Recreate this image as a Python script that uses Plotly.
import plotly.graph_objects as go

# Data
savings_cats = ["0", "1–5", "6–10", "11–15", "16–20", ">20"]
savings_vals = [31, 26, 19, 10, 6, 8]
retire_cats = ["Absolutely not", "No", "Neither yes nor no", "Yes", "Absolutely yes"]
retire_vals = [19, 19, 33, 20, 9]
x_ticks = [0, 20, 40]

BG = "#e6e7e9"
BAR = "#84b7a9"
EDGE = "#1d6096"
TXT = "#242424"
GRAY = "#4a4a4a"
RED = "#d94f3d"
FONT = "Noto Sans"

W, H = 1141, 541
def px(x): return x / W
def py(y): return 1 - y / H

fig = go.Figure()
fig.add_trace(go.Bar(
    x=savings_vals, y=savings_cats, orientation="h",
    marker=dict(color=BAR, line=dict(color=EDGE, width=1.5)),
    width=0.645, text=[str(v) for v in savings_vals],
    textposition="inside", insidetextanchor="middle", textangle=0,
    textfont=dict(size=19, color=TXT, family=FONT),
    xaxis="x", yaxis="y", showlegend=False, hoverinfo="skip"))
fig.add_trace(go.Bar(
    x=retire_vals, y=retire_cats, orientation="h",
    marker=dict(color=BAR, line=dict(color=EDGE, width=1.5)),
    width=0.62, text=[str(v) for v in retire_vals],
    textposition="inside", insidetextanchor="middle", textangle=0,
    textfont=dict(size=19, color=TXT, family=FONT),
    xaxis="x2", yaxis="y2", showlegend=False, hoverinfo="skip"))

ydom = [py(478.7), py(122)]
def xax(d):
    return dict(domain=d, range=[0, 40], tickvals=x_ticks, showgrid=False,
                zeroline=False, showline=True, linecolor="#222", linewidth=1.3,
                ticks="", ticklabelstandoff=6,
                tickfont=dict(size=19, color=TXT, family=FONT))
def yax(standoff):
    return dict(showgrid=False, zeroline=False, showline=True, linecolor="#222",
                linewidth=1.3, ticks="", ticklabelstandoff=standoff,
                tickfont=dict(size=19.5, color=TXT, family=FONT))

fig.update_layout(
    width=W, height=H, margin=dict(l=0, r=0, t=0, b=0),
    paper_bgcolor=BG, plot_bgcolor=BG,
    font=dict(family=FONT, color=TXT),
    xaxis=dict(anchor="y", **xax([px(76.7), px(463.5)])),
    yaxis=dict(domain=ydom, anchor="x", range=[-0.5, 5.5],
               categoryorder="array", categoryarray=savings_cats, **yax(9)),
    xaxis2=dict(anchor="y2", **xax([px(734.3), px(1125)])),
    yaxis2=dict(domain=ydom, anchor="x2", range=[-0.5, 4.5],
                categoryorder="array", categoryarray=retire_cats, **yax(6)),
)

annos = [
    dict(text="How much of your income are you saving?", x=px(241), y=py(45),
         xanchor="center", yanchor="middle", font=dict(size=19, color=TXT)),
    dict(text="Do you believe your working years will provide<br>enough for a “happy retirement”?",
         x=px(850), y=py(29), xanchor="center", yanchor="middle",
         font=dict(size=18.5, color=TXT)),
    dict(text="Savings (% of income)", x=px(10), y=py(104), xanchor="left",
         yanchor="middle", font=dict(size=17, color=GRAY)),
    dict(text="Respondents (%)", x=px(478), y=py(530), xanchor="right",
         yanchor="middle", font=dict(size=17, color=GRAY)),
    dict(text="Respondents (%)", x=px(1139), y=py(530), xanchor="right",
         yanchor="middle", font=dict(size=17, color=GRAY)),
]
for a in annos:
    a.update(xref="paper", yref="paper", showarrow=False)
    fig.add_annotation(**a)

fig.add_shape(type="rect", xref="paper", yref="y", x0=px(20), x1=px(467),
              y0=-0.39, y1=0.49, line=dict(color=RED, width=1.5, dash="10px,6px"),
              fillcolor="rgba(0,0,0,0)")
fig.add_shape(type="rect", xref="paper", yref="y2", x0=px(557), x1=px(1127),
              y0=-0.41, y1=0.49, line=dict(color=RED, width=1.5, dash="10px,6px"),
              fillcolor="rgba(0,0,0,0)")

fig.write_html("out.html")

........

*Aim*.
Return, please, the lines of the data from the first through the line containing "x_ticks = [0, 20, 40]", both kept, exactly as they stand and nothing more.

*Full response*.
Recreate this image as a Python script that uses Plotly.
import plotly.graph_objects as go

# Data
savings_cats = ["0", "1–5", "6–10", "11–15", "16–20", ">20"]
savings_vals = [31, 26, 19, 10, 6, 8]
retire_cats = ["Absolutely not", "No", "Neither yes nor no", "Yes", "Absolutely yes"]
retire_vals = [19, 19, 33, 20, 9]
x_ticks = [0, 20, 40]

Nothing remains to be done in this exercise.